2009 Recipient - Dominique Powell
When Dominique Powell walked across the commencement stage to accept the 2009 John F. Kennedy Award for Academic Excellence, the scene must have seemed surreal: 3,000 of her classmates in front of her, dozens of faculty, staff, and VIPs behind, and the honor guard of the U.S.S. Constitution to one side.
“I wouldn’t in a thousand years imagine myself receiving this award,” said the soft-spoken Powell in an interview a few days before the ceremony. “I feel great, but I’m still in shock that I won because I wasn’t going for it, honestly. I was just doing my thing, working, and trying to get good grades—not going for any award.”
Doing her thing was a lot more work than Powell makes it sound. After four years of active duty in the US Marine Corps—spent mostly at Camp Lejeune in North Carolina—Powell said she followed in her sister’s footsteps and began her undergraduate degree at UMass Boston in 2005, not quite sure where it would lead.
Since then, she has served as a student member of the Undergraduate Disciplinary Board, the dean of students Advisory Committee, on the Affirmative Action Plan Hearing Board, worked as an orientation leader for new students, and earned an almost perfect grade point average. Her favorite on-campus role, however, was working as coordinator of the Student Veterans Center and as a science and math tutor at Veterans Upward Bound, an organization aimed at preparing veterans for a post-secondary education.
“One of my goals is to continue working with veterans to help them find their potential,” Powell said. “I think coming out of the service is a difficult thing, and for me, I felt like they [the U.S. military] didn’t do enough to prepare me for what I was going to encounter, and I plummeted into a deep depression. Luckily, I had people around me who cared enough about me, so hopefully I can give that [support] back to people and they can give back to others.”
“The John F. Kennedy Award is one of the highlights of commencement at the University of Massachusetts Boston,” said Chancellor J. Keith Motley. “It is a time when we recognize greatness, hope, and service – what we saw in President Kennedy and what we see in our students. I am so pleased to honor Dominique with this award because she has more than earned it: she lives the ideals for which it stands.”

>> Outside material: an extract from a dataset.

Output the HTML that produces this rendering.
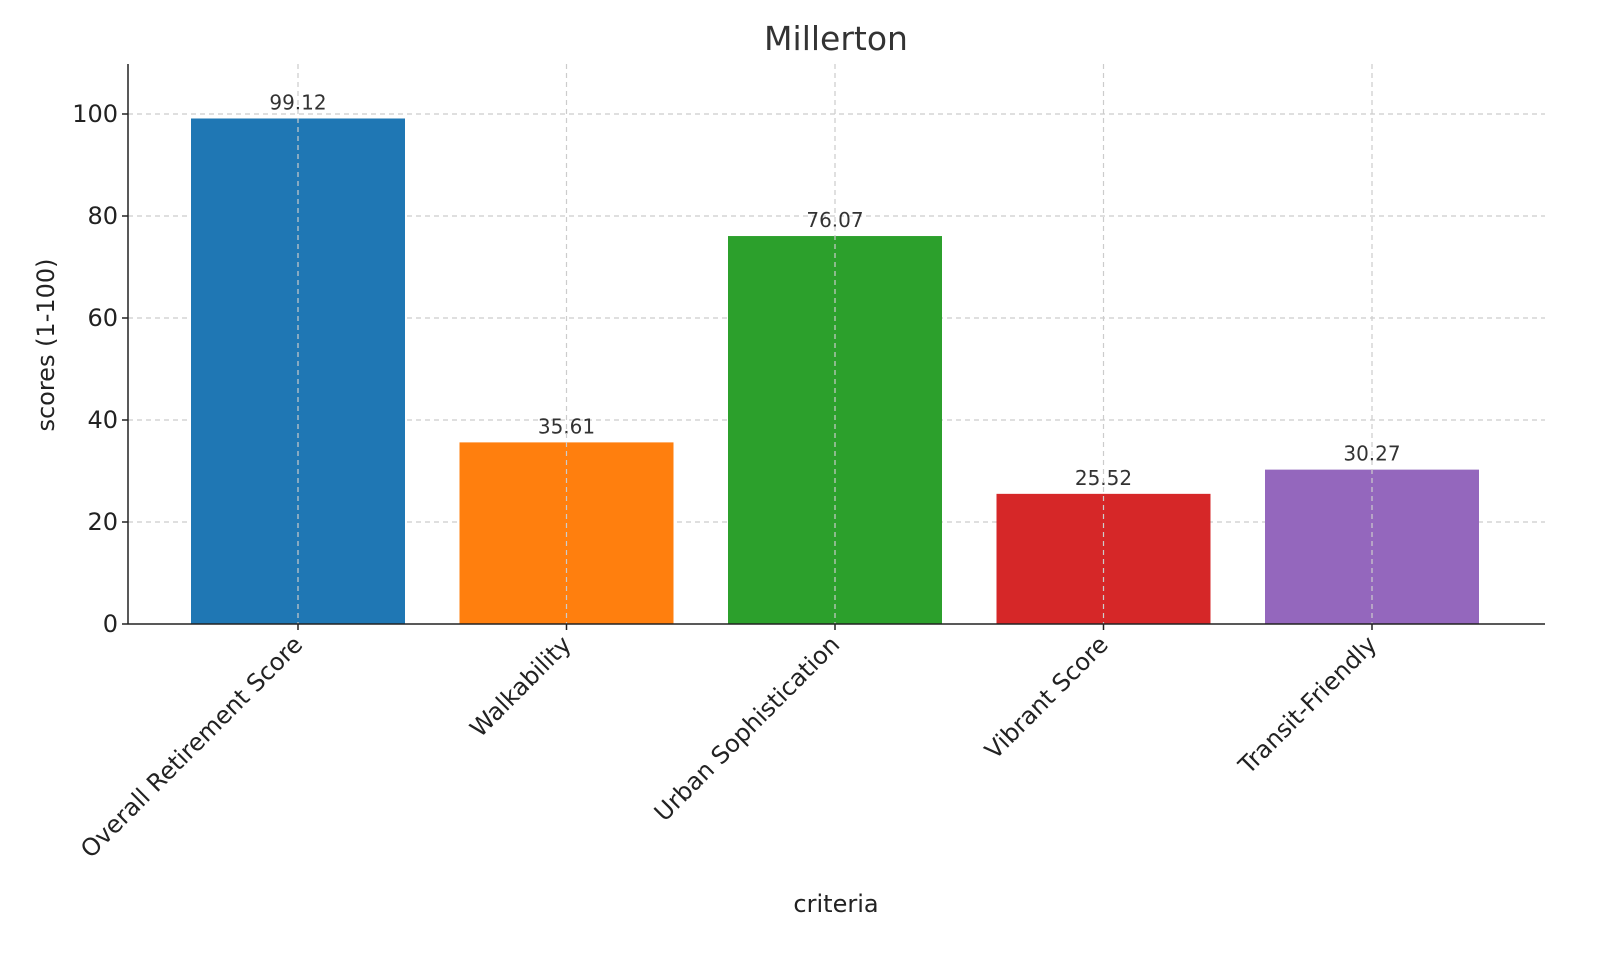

Powell is the first veteran to receive the JFK Award, an achievement that means as much to her as it does to Augusto St. Silva, the director of Veterans Affairs at UMass Boston, who said he’s waited over two decades for one of his veteran students to receive the honor.
“I have cherished this award, and as I work commencement every year, I listen to the speech made by the student, and I am going to be overly excited this year because it is a veteran student who is receiving this award,” Silva said proudly. “This is an award I would place as high as the Stanley Cup or the World Series, and I hope Dominique holds it high as she walks across that stage.”
Lois Rudnick, one of the five members of the JFK Award selection committee, said that although the award is a momentous achievement, Powell herself is the prize.
“From the moment Dominique walked into the interview, she captivated me,” Rudnick explained. “She is an extremely powerful and compelling person who is extraordinarily honest about the difficulty she’s encountered in her life. She talked eloquently about the Marines [and] her commitment to veteran affairs. I feel terrific about our choice.”